* Start RECORDED INFORMATION *
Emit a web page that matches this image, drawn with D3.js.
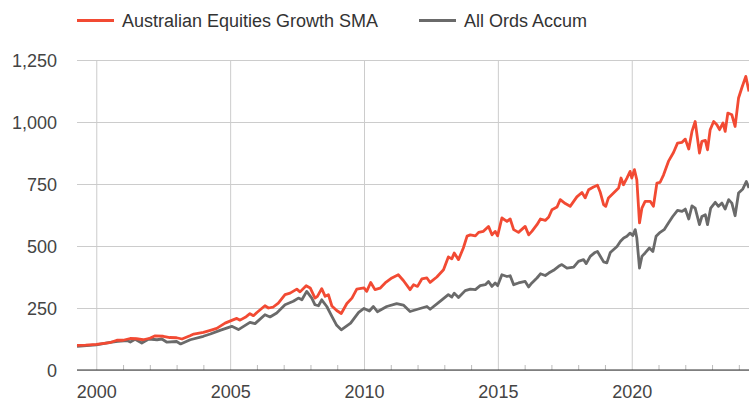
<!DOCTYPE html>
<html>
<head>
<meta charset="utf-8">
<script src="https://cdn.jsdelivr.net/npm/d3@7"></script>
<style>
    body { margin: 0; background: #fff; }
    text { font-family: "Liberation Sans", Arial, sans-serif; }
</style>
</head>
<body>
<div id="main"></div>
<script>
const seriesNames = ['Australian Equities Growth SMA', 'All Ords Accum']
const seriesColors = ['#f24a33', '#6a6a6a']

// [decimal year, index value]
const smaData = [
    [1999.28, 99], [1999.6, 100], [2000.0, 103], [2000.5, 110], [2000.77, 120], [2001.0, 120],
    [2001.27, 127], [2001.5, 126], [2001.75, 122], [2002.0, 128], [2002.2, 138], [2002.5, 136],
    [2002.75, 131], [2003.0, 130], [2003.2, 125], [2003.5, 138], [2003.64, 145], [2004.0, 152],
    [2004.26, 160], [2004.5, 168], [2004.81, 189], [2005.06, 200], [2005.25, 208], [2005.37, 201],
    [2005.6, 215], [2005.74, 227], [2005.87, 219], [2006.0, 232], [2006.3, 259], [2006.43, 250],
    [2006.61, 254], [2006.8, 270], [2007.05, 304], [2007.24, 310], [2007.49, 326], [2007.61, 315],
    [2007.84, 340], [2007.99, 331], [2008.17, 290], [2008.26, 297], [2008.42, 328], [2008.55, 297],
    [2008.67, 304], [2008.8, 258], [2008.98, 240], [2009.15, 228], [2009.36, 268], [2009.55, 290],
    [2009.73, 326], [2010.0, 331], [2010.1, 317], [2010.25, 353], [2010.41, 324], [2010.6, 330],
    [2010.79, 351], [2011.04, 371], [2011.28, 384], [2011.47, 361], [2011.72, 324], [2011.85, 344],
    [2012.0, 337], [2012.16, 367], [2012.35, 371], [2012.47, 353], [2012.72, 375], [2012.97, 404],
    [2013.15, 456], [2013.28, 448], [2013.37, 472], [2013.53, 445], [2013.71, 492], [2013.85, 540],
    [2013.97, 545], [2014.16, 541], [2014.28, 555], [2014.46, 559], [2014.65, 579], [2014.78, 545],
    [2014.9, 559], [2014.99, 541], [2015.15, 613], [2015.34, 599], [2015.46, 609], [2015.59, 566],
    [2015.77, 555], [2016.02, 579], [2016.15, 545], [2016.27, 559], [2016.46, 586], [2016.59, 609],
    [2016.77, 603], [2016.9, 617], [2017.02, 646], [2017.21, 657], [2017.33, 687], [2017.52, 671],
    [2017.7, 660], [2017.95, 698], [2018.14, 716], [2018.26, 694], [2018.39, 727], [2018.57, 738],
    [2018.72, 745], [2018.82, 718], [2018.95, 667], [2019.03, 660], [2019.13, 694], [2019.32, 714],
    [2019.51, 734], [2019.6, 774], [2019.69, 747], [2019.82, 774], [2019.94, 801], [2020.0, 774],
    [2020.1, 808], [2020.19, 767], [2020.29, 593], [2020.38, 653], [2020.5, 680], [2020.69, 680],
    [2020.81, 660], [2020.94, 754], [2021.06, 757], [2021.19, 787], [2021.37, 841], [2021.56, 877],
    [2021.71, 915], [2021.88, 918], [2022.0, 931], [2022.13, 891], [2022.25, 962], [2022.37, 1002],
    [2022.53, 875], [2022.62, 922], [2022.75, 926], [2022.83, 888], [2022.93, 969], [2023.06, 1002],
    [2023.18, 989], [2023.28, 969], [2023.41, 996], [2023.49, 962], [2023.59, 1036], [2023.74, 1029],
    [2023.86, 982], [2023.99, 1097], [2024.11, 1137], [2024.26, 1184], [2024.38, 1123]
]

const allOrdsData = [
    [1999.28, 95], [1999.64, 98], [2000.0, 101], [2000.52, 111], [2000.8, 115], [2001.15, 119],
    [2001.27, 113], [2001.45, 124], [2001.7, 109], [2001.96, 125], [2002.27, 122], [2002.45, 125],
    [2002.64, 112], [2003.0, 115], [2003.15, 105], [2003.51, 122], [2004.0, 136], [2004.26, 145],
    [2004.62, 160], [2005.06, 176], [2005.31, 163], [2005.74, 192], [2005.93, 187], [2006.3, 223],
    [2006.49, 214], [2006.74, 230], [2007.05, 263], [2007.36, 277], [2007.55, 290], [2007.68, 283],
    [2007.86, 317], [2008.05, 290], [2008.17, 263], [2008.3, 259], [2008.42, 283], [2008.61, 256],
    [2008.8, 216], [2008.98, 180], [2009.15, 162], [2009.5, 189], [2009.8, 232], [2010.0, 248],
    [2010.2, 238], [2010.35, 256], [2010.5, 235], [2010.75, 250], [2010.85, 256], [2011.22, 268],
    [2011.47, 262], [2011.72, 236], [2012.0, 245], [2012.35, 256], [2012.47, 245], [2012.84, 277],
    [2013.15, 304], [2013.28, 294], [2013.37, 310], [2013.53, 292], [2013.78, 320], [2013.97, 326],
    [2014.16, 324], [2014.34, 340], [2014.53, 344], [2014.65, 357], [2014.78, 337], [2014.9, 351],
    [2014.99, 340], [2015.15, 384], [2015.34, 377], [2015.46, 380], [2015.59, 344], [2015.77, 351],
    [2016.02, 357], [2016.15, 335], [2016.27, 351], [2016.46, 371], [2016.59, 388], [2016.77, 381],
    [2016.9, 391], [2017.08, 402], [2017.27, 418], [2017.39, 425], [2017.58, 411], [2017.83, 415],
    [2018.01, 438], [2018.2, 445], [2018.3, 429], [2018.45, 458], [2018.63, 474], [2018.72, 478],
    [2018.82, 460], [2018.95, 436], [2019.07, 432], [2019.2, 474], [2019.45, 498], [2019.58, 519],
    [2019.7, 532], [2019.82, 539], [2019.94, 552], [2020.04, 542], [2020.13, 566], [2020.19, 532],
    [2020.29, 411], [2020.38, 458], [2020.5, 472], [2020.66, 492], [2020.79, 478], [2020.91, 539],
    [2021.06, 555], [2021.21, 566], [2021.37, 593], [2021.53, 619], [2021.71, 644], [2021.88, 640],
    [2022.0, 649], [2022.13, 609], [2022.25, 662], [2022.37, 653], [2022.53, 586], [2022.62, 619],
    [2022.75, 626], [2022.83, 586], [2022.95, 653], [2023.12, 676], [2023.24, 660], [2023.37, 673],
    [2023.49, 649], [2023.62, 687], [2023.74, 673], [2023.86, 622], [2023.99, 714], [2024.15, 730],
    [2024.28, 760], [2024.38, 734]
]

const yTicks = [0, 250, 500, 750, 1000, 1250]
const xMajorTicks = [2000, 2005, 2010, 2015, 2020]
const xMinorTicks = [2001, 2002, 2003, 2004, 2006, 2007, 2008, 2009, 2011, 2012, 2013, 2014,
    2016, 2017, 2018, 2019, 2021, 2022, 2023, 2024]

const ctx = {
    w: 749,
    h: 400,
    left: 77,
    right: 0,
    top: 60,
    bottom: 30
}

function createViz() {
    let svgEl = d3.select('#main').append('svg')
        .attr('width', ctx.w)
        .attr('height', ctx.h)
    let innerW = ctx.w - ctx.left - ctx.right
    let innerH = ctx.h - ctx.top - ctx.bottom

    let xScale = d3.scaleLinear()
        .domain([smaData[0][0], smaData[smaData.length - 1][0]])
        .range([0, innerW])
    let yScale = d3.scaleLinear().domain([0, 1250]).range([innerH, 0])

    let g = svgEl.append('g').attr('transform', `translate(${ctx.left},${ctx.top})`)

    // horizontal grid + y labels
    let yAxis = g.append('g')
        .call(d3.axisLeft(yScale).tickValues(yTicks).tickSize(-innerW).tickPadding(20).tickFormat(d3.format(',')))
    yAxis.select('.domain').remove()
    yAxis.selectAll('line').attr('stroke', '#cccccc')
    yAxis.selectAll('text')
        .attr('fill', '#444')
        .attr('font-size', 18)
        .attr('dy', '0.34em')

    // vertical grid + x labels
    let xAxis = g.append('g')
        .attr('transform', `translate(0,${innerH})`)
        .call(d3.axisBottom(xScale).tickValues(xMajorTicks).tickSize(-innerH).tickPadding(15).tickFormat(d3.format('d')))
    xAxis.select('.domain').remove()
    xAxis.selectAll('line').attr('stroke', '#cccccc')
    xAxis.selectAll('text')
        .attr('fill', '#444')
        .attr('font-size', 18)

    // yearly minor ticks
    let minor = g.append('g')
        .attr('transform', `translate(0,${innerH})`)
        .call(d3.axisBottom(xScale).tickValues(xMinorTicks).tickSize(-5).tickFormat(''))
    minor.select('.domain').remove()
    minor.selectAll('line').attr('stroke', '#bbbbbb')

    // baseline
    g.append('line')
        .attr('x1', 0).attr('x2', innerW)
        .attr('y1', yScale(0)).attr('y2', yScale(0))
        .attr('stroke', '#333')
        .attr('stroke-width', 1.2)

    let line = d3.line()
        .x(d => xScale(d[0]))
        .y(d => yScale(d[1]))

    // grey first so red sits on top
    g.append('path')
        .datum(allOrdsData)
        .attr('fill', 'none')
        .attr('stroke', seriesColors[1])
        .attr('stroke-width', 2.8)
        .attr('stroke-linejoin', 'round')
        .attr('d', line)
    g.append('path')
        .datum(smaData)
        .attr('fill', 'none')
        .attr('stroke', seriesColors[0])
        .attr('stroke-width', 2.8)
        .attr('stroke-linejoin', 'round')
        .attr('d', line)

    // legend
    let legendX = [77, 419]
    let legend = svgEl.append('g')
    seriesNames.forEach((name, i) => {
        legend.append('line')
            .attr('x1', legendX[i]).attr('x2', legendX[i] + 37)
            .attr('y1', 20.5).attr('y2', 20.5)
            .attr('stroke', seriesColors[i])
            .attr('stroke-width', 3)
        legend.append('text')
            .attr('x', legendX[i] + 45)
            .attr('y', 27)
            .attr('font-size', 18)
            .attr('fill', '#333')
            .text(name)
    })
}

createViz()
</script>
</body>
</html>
* End RECORDED INFORMATION *
REQUIRED TASK -> Return only the lines from the start of the data through the line that contains "const seriesColors = ['#f24a33', '#6a6a6a']", please, copying them exactly and omitting all pictures.

CORRECT RESPONSE ->
Emit a web page that matches this image, drawn with D3.js.
<!DOCTYPE html>
<html>
<head>
<meta charset="utf-8">
<script src="https://cdn.jsdelivr.net/npm/d3@7"></script>
<style>
    body { margin: 0; background: #fff; }
    text { font-family: "Liberation Sans", Arial, sans-serif; }
</style>
</head>
<body>
<div id="main"></div>
<script>
const seriesNames = ['Australian Equities Growth SMA', 'All Ords Accum']
const seriesColors = ['#f24a33', '#6a6a6a']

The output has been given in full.